This supports the description by @jiangjianshan :

Recently I have my laptop can download the video via ka-lite. Every the progress bar will be block at the position very close to the end. And then the progress bar disappear.

@mrpau-eugene could you supply us with a URL and a video that @jiangjianshan can try out?

jiangjianshan commented 6 years ago

@mrpau-eugene , maybe you can send the URL link of PXlvKtpvUEk.png, which one I have successfully download it by KA Lite at latest time and I can't search its URL link by www.baidu.com. Currently I can't use google because of the hosts file not work for it now.

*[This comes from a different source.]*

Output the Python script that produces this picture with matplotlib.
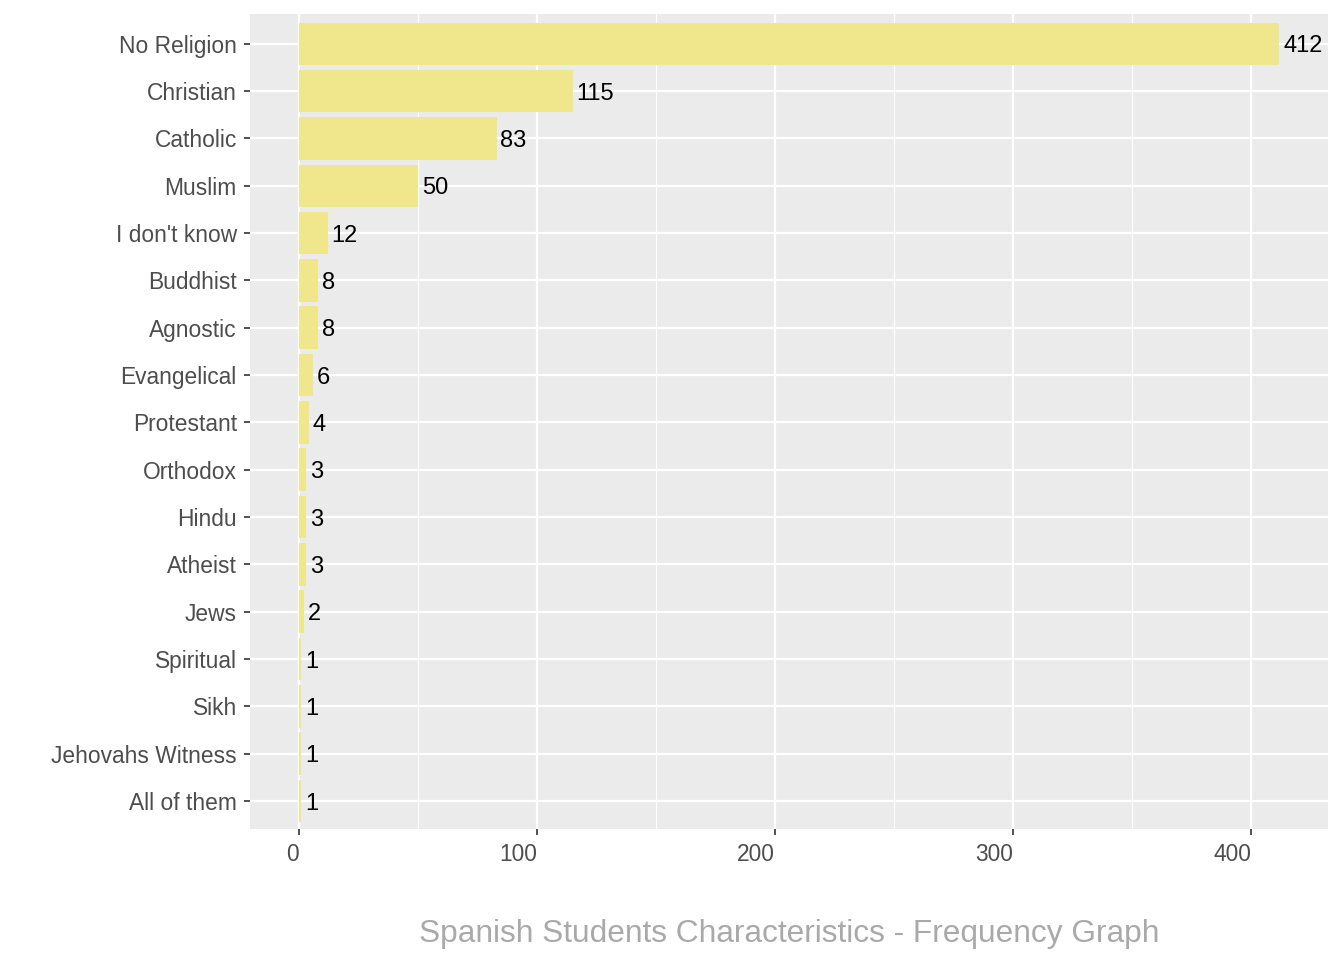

mrpau-eugene commented 6 years ago

@jiangjianshan Here is the link for it http://s3.amazonaws.com/KA-youtube-converted/PXlvKtpvUEk.mp4/PXlvKtpvUEk.mp4

Can you try it out and see if you can watch the video?

jiangjianshan commented 6 years ago

@mrpau-eugene , after I copy the link to URL address bar in Chrome, the video can be play. But I think the issue I meet is I can't download the .png file but not .mp4 file via KA Lite. Could you send me the link of PXlvKtpvUEk.png but not PXlvKtpvUEk.mp4?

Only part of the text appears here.